• REQUEST:
Your task is to copy every line of the records below that contains "this".

• ENTRIES PROVIDED:
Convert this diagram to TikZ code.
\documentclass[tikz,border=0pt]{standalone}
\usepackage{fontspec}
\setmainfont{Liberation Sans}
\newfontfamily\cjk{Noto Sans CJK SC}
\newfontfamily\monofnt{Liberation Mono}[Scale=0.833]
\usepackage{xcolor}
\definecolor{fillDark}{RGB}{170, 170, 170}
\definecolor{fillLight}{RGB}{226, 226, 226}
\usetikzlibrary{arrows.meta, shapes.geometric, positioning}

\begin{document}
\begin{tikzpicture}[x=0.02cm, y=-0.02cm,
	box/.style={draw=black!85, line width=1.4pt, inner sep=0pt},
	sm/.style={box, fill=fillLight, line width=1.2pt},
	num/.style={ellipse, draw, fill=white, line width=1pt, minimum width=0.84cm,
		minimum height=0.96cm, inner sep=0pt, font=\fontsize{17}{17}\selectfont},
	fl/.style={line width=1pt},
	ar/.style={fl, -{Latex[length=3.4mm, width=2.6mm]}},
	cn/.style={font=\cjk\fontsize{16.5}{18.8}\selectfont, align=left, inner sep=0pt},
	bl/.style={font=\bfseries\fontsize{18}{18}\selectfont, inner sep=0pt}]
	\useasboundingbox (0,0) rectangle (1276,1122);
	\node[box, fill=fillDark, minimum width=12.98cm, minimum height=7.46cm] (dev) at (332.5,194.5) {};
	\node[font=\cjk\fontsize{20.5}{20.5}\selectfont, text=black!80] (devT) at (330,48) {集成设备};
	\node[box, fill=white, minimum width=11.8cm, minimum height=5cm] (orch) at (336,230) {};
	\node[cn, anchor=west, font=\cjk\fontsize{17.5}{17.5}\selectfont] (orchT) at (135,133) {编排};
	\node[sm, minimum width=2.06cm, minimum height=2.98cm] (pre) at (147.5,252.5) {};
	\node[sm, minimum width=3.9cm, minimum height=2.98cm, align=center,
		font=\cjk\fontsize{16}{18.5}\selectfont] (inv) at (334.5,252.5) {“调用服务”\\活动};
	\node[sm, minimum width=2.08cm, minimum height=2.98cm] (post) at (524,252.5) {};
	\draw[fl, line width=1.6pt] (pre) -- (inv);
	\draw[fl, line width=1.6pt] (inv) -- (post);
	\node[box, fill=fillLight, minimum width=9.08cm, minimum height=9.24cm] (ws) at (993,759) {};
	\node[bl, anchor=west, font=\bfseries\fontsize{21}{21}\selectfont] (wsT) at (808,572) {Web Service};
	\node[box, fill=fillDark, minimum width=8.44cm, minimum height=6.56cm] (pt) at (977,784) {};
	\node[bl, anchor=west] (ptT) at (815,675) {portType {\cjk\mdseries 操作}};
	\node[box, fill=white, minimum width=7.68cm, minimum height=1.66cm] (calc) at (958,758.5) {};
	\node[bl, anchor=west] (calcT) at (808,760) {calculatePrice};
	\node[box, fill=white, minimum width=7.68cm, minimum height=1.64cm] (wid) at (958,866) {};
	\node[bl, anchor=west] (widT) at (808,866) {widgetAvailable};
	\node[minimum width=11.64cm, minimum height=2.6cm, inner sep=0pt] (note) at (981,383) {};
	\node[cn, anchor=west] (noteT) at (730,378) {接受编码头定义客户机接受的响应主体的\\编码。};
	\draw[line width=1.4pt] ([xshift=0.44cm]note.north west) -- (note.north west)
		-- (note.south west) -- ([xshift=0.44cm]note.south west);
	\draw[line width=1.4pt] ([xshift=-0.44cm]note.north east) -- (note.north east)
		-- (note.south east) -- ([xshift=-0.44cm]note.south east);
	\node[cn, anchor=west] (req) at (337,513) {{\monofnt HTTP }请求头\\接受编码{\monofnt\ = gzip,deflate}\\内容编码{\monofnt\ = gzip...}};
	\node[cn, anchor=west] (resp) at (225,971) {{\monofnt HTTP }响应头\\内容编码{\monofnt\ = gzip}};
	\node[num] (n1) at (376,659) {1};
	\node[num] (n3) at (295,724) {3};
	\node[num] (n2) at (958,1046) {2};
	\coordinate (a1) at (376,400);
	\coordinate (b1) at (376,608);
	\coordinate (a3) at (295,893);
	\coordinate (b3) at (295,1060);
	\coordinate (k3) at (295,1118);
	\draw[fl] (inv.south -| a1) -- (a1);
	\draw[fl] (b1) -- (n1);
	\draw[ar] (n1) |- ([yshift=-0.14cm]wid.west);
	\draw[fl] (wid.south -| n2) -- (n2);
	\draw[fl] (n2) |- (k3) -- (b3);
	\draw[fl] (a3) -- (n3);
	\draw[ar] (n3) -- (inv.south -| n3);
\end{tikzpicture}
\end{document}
--
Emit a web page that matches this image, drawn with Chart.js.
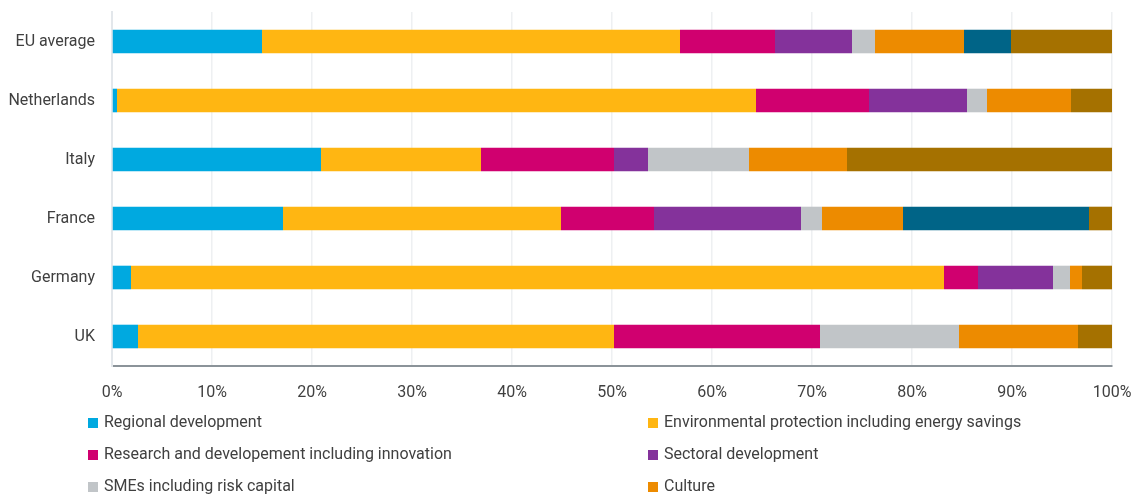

• TASK RESPONSE:
Convert this diagram to TikZ code.
Emit a web page that matches this image, drawn with Chart.js.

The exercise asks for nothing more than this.